背景
没有用什么高大上的BI工具,一直在控制台操作,遂想看看作为分析师以及用户的话,什么样的结果展现形式比较明了。选了之前接触过的zeppelin.
角色分工
+------------------------------------------+------------------+-------------------+
| hadoop(hostname/IP:roler) | hive | zeppelin |
+------------------------------------------+------------------+-------------------+
| sv000/172.29.6.100:master | server | server |
+------------------------------------------+------------------+-------------------+
| sv001/172.29.6.101:slave | -------- | -------- |
+------------------------------------------+------------------+-------------------+
| sv002/172.29.6.102:slave | -------- | -------- |
+------------------------------------------+------------------+-------------------+
| sv003/172.29.6.103:slave | -------- | -------- |
+------------------------------------------+------------------+-------------------+
事前准备
- Hadoop-2.5.2
- Hive-1.2.1
- zeppelin-0.5.6
环境搭建
Hadoop和Hive的环境这里就不在累述了,之前的博文中都已经写过了。这里只写一些注意点:
zeppelin中要连接hive数据库,就必须使用远程连接,这样的话,就需要在hive这边设置用户名和密码,否则在zeppelin的web端去连接的时候,就直接报错了。

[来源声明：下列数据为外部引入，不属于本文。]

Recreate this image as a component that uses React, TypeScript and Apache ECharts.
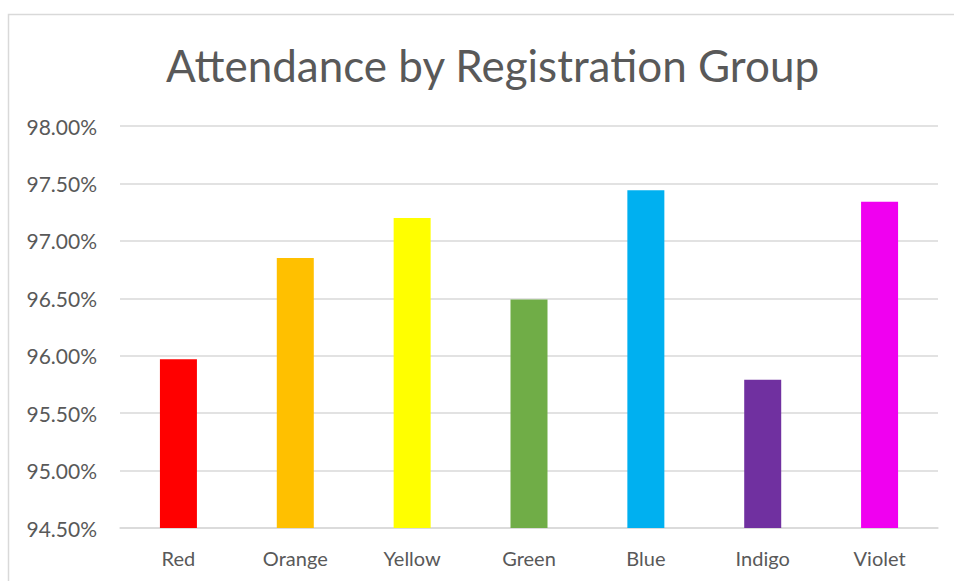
import React, { useEffect, useRef } from "react";
import * as echarts from "echarts";

const categories = ["Red", "Orange", "Yellow", "Green", "Blue", "Indigo", "Violet"];
const attendance = [95.97, 96.85, 97.2, 96.49, 97.44, 95.79, 97.34];
const barColors = ["#FF0000", "#FFC000", "#FFFF00", "#70AD47", "#00B0F0", "#7030A0", "#F000F0"];
const yMin = 94.5;
const yMax = 98.0;
const yStep = 0.5;

export default function App() {
  const ref = useRef<HTMLDivElement>(null);
  useEffect(() => {
    if (!ref.current) return;
    const chart = echarts.init(ref.current, null, { renderer: "svg" });
    const font = "Lato, 'Open Sans', sans-serif";
    chart.setOption({
      animation: false,
      backgroundColor: "#ffffff",
      title: {
        text: "Attendance by Registration Group",
        left: 161,
        top: 38,
        textStyle: { fontFamily: font, fontSize: 44, fontWeight: "normal", color: "#595959" },
      },
      graphic: [
        {
          type: "rect",
          shape: { x: 8.5, y: 14.5, width: 1200, height: 800 },
          style: { fill: "none", stroke: "#d9d9d9", lineWidth: 1.5 },
          silent: true,
        },
      ],
      grid: { left: 120, right: 16, top: 126, bottom: 53 },
      xAxis: {
        type: "category",
        data: categories,
        axisLine: { show: true, lineStyle: { color: "#d9d9d9", width: 1.5 } },
        axisTick: { show: false },
        axisLabel: { fontFamily: font, fontSize: 20, color: "#595959", margin: 20 },
      },
      yAxis: {
        type: "value",
        min: yMin,
        max: yMax,
        interval: yStep,
        axisLine: { show: false },
        axisTick: { show: false },
        splitLine: { lineStyle: { color: "#d9d9d9", width: 1.5 } },
        axisLabel: {
          fontFamily: font,
          fontSize: 21,
          color: "#595959",
          margin: 23,
          formatter: (v: number) => v.toFixed(2) + "%",
        },
      },
      series: [
        {
          type: "bar",
          data: attendance.map((v, i) => ({ value: v, itemStyle: { color: barColors[i] } })),
          barWidth: 37,
        },
      ],
    });
    return () => chart.dispose();
  }, []);
  return (
    <div
      ref={ref}
      style={{ position: "fixed", left: 0, top: 0, width: 954, height: 581 }}
    />
  );
}
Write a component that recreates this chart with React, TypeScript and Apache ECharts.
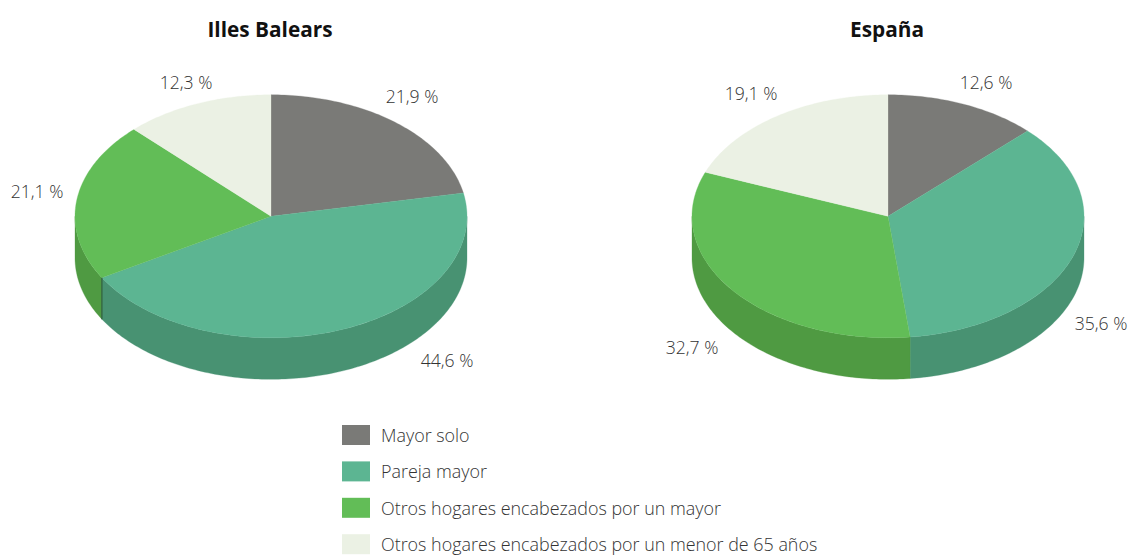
import React, { useEffect, useRef } from "react";
import * as echarts from "echarts";

const categories = [
  "Mayor solo",
  "Pareja mayor",
  "Otros hogares encabezados por un mayor",
  "Otros hogares encabezados por un menor de 65 años",
];
const pieTitles = ["Illes Balears", "España"];
const balears = [21.9, 44.6, 21.1, 12.3];
const espana = [12.6, 35.6, 32.7, 19.1];
const pies = [balears, espana];

const topColors = ["#7a7a77", "#5cb592", "#62bd57", "#ebf1e4"];
const sideColors = ["#5f5f5d", "#489272", "#4f9a42", "#c8cfc0"];

const pieCentersX = [271, 888];
const centerY = 216.3;
const radiusX = 196;
const radiusY = 121.5;
const depth = 41.5;

// label centres, relative to each pie's centre
const labelOffsets = [
  [[141, -120], [176, 144], [-234, -25], [-85, -134]],
  [[98, -134], [213, 107], [-196, 131], [-137, -123]],
];

const FONT = "'Open Sans', sans-serif";
const rad = (d: number) => (d * Math.PI) / 180;

function rim(cx: number, t: number, dy = 0): number[] {
  return [cx + radiusX * Math.sin(rad(t)), centerY - radiusY * Math.cos(rad(t)) + dy];
}

function arcPoints(cx: number, a: number, b: number, dy = 0): number[][] {
  const n = Math.max(2, Math.ceil(Math.abs(b - a)));
  const out: number[][] = [];
  for (let i = 0; i <= n; i++) out.push(rim(cx, a + ((b - a) * i) / n, dy));
  return out;
}

const makeRenderItem = (catIndex: number) => (params: any, api: any) => {
  const pie = api.value(0) as number;
  const value = api.value(1) as number;
  const values = pies[pie];
  const total = values.reduce((s, v) => s + v, 0);
  const before = values.slice(0, catIndex).reduce((s, v) => s + v, 0);
  const t0 = (before / total) * 360;
  const t1 = ((before + value) / total) * 360;
  const cx = pieCentersX[pie];
  const children: any[] = [];

  const s0 = Math.max(t0, 90);
  const s1 = Math.min(t1, 270);
  if (s1 > s0) {
    const points = [...arcPoints(cx, s0, s1), ...arcPoints(cx, s1, s0, depth)];
    children.push({
      type: "polygon",
      shape: { points },
      style: { fill: sideColors[catIndex], stroke: sideColors[catIndex], lineWidth: 0.3 },
    });
  }
  children.push({
    type: "polygon",
    shape: { points: [[cx, centerY], ...arcPoints(cx, t0, t1)] },
    style: { fill: topColors[catIndex], stroke: topColors[catIndex], lineWidth: 0.3 },
  });
  if (pie === 0 && catIndex === 2) {
    const a = rim(cx, t0);
    children.push({
      type: "line",
      shape: { x1: a[0], y1: a[1], x2: a[0], y2: a[1] + depth },
      style: { stroke: "#2f5e3f", lineWidth: 1.2 },
    });
  }
  const off = labelOffsets[pie][catIndex];
  children.push({
    type: "text",
    x: cx + off[0],
    y: 216 + off[1],
    style: {
      text: value.toFixed(1).replace(".", ",") + " %",
      align: "center",
      verticalAlign: "middle",
      fontFamily: FONT,
      fontSize: 17.6,
      fontWeight: 300,
      fill: "#333333",
    },
  });
  return { type: "group", children };
};

export default function App() {
  const ref = useRef<HTMLDivElement>(null);
  useEffect(() => {
    const chart = echarts.init(ref.current!, undefined, { renderer: "svg" });
    chart.setOption({
      animation: false,
      backgroundColor: "#ffffff",
      title: pieTitles.map((text, i) => ({
        text,
        left: pieCentersX[i] - 6,
        top: 13,
        textAlign: "center",
        textStyle: { fontFamily: FONT, fontSize: 20.8, fontWeight: "bold", color: "#111111" },
      })),
      legend: {
        orient: "vertical",
        left: 342,
        top: 425,
        padding: 0,
        itemWidth: 28,
        itemHeight: 20,
        itemGap: 16.4,
        icon: "rect",
        selectedMode: false,
        data: categories,
        textStyle: { fontFamily: FONT, fontSize: 17.9, fontWeight: 300, color: "#333333", padding: [0, 0, 0, 6] },
      },
      series: categories.map((name, i) => ({
        type: "custom",
        name,
        coordinateSystem: "none",
        silent: true,
        itemStyle: { color: topColors[i] },
        data: [
          { value: [0, balears[i]] },
          { value: [1, espana[i]] },
        ],
        renderItem: makeRenderItem(i),
      })),
    });
    return () => chart.dispose();
  }, []);
  return <div ref={ref} style={{ position: "absolute", left: 0, top: 0, width: 1129, height: 555 }} />;
}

$HIVE_HOME/conf/hive-site.xml中追加:
<property>
<name>javax.jdo.option.ConnectionUserName</name>
<value>root</value>
<description>ername to use against metastoredatabase</description>
</property>
<property>
<name>javax.jdo.option.ConnectionPassword</name>
<value>123456</value>
<description>password to use against metastoredatabase</description>
</property>
启动hive
./bin/hive --service metastore &
./bin/hiveserver2 &